TRIBUNNEWS.COM, JAKARTA - Pengakuan IP sebagai pembunuh seorang pengamen di kolong jembatan Cipulir, Jakarta Selatan, beberapa waktu lalu, tak begitu saja dipercaya. Kepala Bidang Humas Polda Metro Jaya Komisaris Besar Rikwanto mengatakan, keterangan IP berbeda dengan hasil rekonstruksi.
Rikwanto menjelaskan, IP memberikan keterangan bahwa kasus pembunuhan tersebut terjadi pada pukul 23.45. Padahal, dari hasil rekonstruksi yang sudah dilakukan oleh polisi, peristiwa itu terjadi pada pukul 10.00.
"Keterangan IP sangat kontradiktif dengan penyidik yang sudah melakukan olah tempat kejadian perkara dan rekonstruksi kejadian," ujarnya di Mapolda Metro Jaya, Senin (21/10/2013).

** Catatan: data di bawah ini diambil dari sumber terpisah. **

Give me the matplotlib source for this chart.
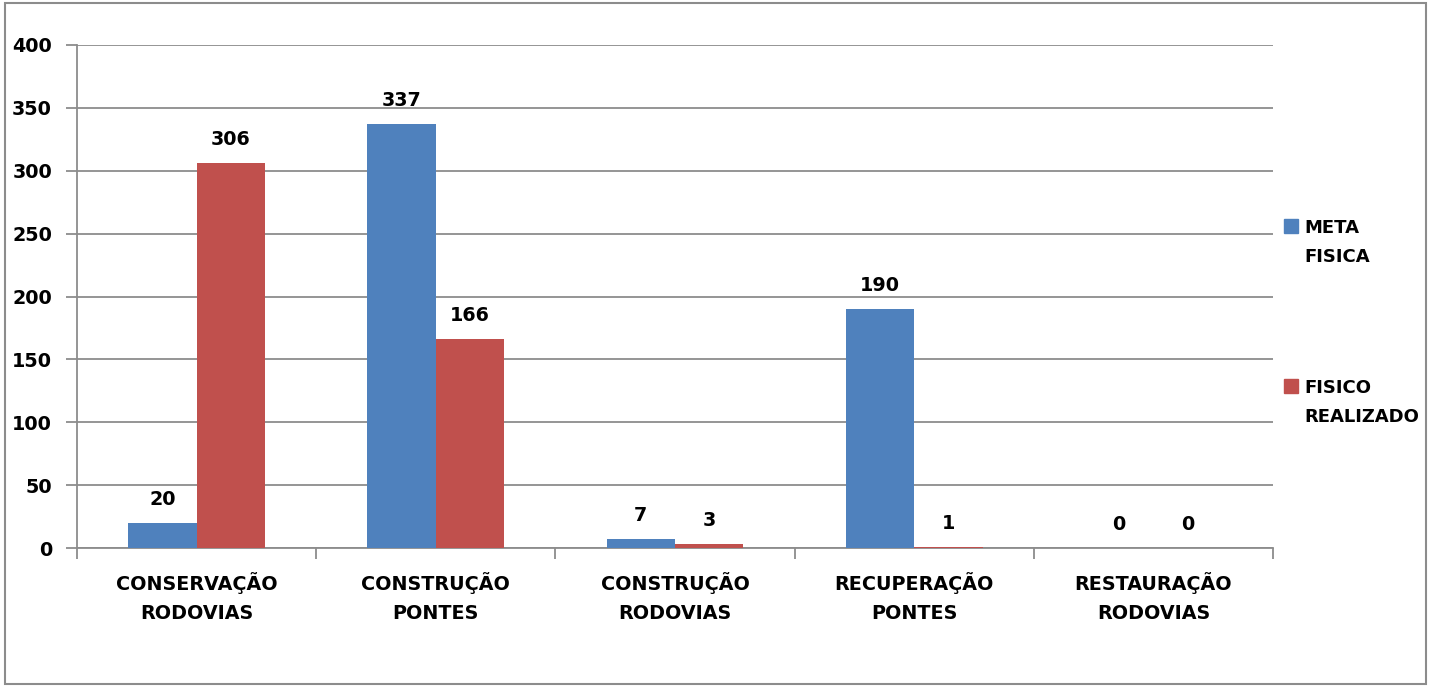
import numpy as np
import matplotlib.pyplot as plt
from matplotlib.patches import Rectangle

# dados do grafico
categorias = ['CONSERVAÇÃO\nRODOVIAS', 'CONSTRUÇÃO\nPONTES', 'CONSTRUÇÃO\nRODOVIAS',
              'RECUPERAÇÃO\nPONTES', 'RESTAURAÇÃO\nRODOVIAS']
meta_fisica = [20, 337, 7, 190, 0]
fisico_realizado = [306, 166, 3, 1, 0]
y_ticks = [0, 50, 100, 150, 200, 250, 300, 350, 400]
series = ['META\nFISICA', 'FISICO\nREALIZADO']
cores = ['#4F81BD', '#C0504D']

plt.rcParams['font.family'] = ['DejaVu Sans']
plt.rcParams['font.weight'] = 'bold'

W, H = 1434, 686
fig = plt.figure(figsize=(W/100, H/100), dpi=100)
ax = fig.add_axes([77/W, 1-548/H, (1273-77)/W, (548-45)/H])

grid_col = '#8c8c8c'
fs = 13.8
x = np.arange(len(categorias))
w = 0.286
b1 = ax.bar(x - w/2, meta_fisica, width=w, color=cores[0], zorder=3)
b2 = ax.bar(x + w/2, fisico_realizado, width=w, color=cores[1], zorder=3)

for bars in (b1, b2):
    for rect in bars:
        h = rect.get_height()
        ax.annotate(f'{h:.0f}', (rect.get_x() + rect.get_width()/2, h),
                    xytext=(0, 13), textcoords='offset points',
                    ha='center', va='baseline', fontsize=fs, fontweight='bold')

ax.set_xlim(-0.5, len(categorias) - 0.5)
ax.set_ylim(0, 400)
ax.set_yticks(y_ticks)
ax.set_yticklabels([str(v) for v in y_ticks], fontsize=fs, fontweight='bold')
ax.yaxis.grid(True, color=grid_col, linewidth=1.3, zorder=0)
ax.tick_params(axis='y', length=8, width=1.3, color=grid_col, pad=10)

# rotulos das categorias no centro, marcas nas divisas
ax.set_xticks(np.arange(-0.5, len(categorias)), minor=False)
ax.set_xticklabels([])
ax.set_xticks(x, minor=True)
ax.set_xticklabels(categorias, minor=True, fontsize=fs, fontweight='bold', linespacing=1.72)
ax.tick_params(axis='x', which='major', length=8, width=1.3, color=grid_col)
ax.tick_params(axis='x', which='minor', length=0, pad=17)

for s in ('top', 'right'):
    ax.spines[s].set_visible(False)
for s in ('left', 'bottom'):
    ax.spines[s].set_color(grid_col)
    ax.spines[s].set_linewidth(1.3)

# legenda feita a mao (quadrado alinhado com a primeira linha)
for lab, cor, ytop in zip(series, cores, [219, 379]):
    fig.add_artist(Rectangle((1284/W, 1-(ytop+14)/H), 14/W, 14/H,
                             transform=fig.transFigure, color=cor))
    for i, linha in enumerate(lab.split('\n')):
        fig.text(1304/W, 1-(ytop+14+29*i)/H, linha, ha='left', va='baseline',
                 fontsize=13, fontweight='bold')

fig.add_artist(Rectangle((5/W, 1-684/H), 1421/W, 681/H,
                         transform=fig.transFigure, fill=False,
                         edgecolor=grid_col, linewidth=1.5))

fig.savefig('out.png', dpi=100)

Selain itu, IP menyebut salah satu temannya, BR, terluka di jarinya saat kejadian pembunuhan itu. Lalu, BR dibawa ke Rumah Sakit Aminah sekitar pukul 00.00 untuk diberikan pengobatan. Ketika berobat, mereka kekurangan uang untuk membayar biaya pengobatan BR, lalu mereka membayarkan dengan menggunakan sebuah telepon genggam.
"Ketika kami cek ke sana (RS Aminah), memang ada yang datang ke sana pada pukul 00.27 atas nama Khaerudin bin Hamjali, karena terluka bacokan di Kebayoran," kata Rikwanto.
Meski IP mengaku melakukan pembunuhan, dia tidak ditahan oleh polisi. Polisi tidak bisa menahan seseorang hanya berdasarkan pengakuan, dan belum adanya petunjuk dan bukti yang mengarah kepada IP.
"Kita sudah jelas melakukan rekonstruksi, kita tahu siapa yang terlibat, siapa yang menjadi eksekutor, dan siapa yang mempunyai senjata tajamnya," jelas Rikwanto.
Menurut keterangan, IP ditangkap setelah dijebak oleh keluarga AS (18). AS merupakan salah satu orang yang ditetapkan polisi sebagai tersangka dalam pembunuhan tersebut. Penjebakan IP diawali dari perkenalannya dengan seorang wanita berinisal I di situs jejaring sosial. I kemudian mengajak bertemu IP di Stasiun Manggarai, Jakarta Selatan, Jumat (18/10/2013) malam.
Saat itulah keluarga AS meringkus IP dan membawanya ke Mapolda Metro Jaya. IP mengaku melakukan perbuatan tersebut karena janji CB dan BR memberinya bagian hasil penjualan sepeda motor Yamaha Mio Soul milik korban. IP pun menuruti dan mendapat bagian Rp 300.000 dari dua rekannya.
Pengadilan Negeri Jaksel menjatuhkan vonis bersalah kepada empat pengamen pada Selasa (1/10/2013). Keempat pengamen tersebut adalah FP dijatuhi 4 tahun hukuman penjara, BF dihukum 3 tahun, F dihukum 3,5 tahun, dan AP dikenakan hukuman 3 tahun penjara. Majelis hakim menilai mereka terbukti melakukan pidana sesuai dakwaan primer Pasal 338 jo Pasal 55 Ayat 1 KUHP.
Keluarga AS mengklaim, mereka yang ditangkap polisi merupakan korban salah tangkap. Enam pengamen yang ditangkap itu justru menolong korban yang sekarat. Tersangka juga memberikan minum dan makan kepada korban, sebelum melaporkan kejadian itu kepada seorang satpam. Satpam tersebut kemudian melapor ke polisi.